October 17, 2020 6:20 am  #7


Re: Can the Gay go Away ? Other straight spouse stories

Hi Virion,
You asked about a timeline of events in people's lives.  Mine goes like this: 

My husband and I were married when we were in our 50s.  He had never been married before.  We were really happy for eight years and then he started acting weird. Long story short - he became obsessed with drag queen shows and other gay events and then he started dressing like a woman and going out in public.  This went on for two years.  During that time period, he fluctuated - one day he absolutely needed his alternative lifestyle, the next day he was "all done".   Towards the end of two years, he admitted to sexual desire for men.  He went through intensive counseling but would not discuss it with me.  We ended up splitting up after two years, and then he claimed it was all just a phase.  I don't believe that.  It's not like a man can wake up one day and say "today I am going to wear a dress".  And it was all so sudden and intense and then - poof! It's over?  

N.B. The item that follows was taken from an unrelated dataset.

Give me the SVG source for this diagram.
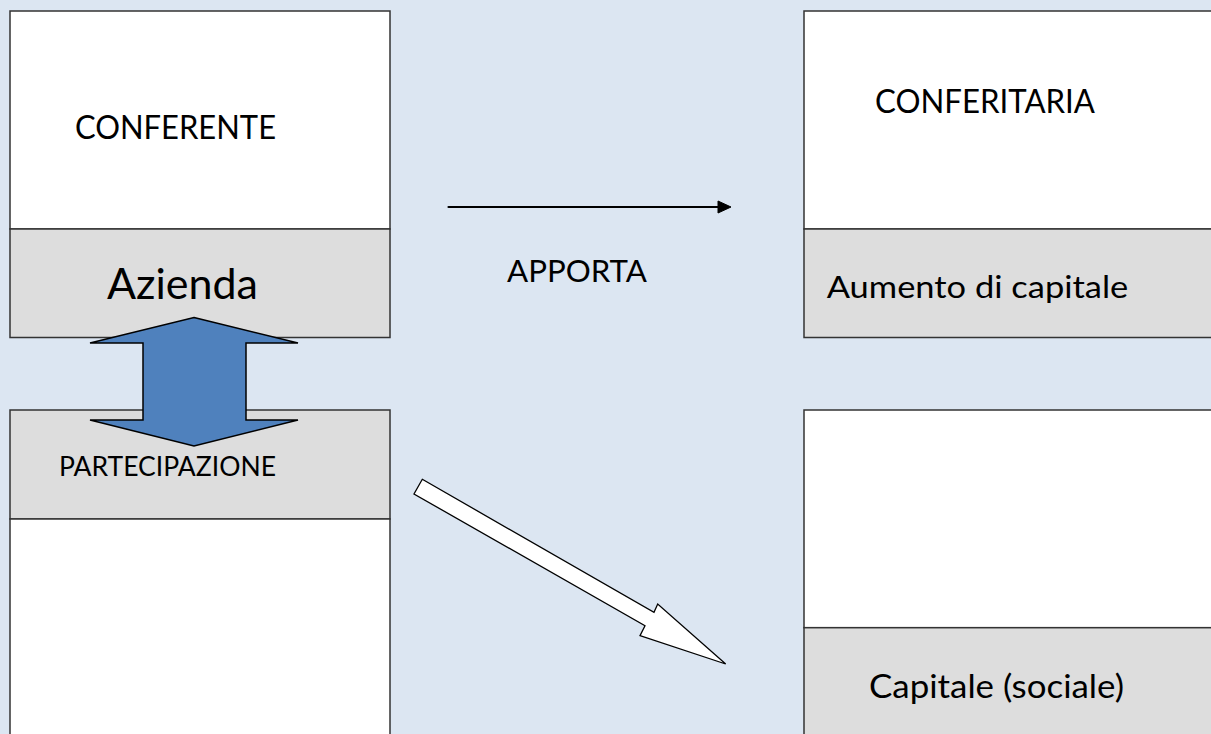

I am sorry you are going through this.  I expect that every situation is unique but I am skeptical of the gay going away.  You sound like you are on the right path by looking out for your own mental health.  I wish I had done that.  Please stay well and all my best to you.  

 

October 17, 2020 9:48 pm  #8


Re: Can the Gay go Away ? Other straight spouse stories

I’m pretty sure that whatever level of gayness one has it doesn’t go away. I suspect the reason it seems more pronounced often as one ages is because they let their guard down and eventually accept it at some greater level. My bi husband claims his desires have not increased over the years, only his acceptance of that part of himself has increased. He was tired of trying to hide that side from me and he was tired of hating himself for his desires. 

Last edited by TangledOil (October 17, 2020 9:50 pm)

 

October 19, 2020 5:15 pm  #9


Re: Can the Gay go Away ? Other straight spouse stories

Knew I’d seen it somewhere. See link to full article and relevant text below. Hope helps! 

https://www.theguardian.com/world/2019/nov/03/did-i-ever-really-know-him-the-women-who-married-gay-men
’Did I ever really know him’?: The women who married gay men. 

Some reactions are more surprising. Service manager Roxanne says a post-disclosure honeymoon period can happen, and sex begins again because it brings back emotional intimacy. Such was the case for Madeleine. “Interestingly, after it came out, we had a brief spurt of sex together. The first time it happened, I cried. It had been eight years.”
 

Last edited by ExBeard (October 19, 2020 5:54 pm)

 

October 19, 2020 5:51 pm  #10


Re: Can the Gay go Away ? Other straight spouse stories

ExBeard wrote:

Knew I’d seen it somewhere. See link to full article and relevant text below. Hope that helps! 

https://www.theguardian.com/world/2019/nov/03/did-i-ever-really-know-him-the-women-who-married-gay-men
’Did I ever really know him’?: The women who married gay men. 

Some reactions are more surprising. Service manager Roxanne says a post-disclosure honeymoon period can happen, and sex begins again because it brings back emotional intimacy. Such was the case for Madeleine. “Interestingly, after it came out, we had a brief spurt of sex together. The first time it happened, I cried. It had been eight years.”
 

The post-disclosure honeymoon period is so common...I think it is probably a trauma response...Ideally, I think the straight spouse should have some distance post-disclosure to think clearly and process...Of course, that's not practical for most people....especially when there's children involved. Has anyone come across any good studies on "trauma bonding" (in this context)?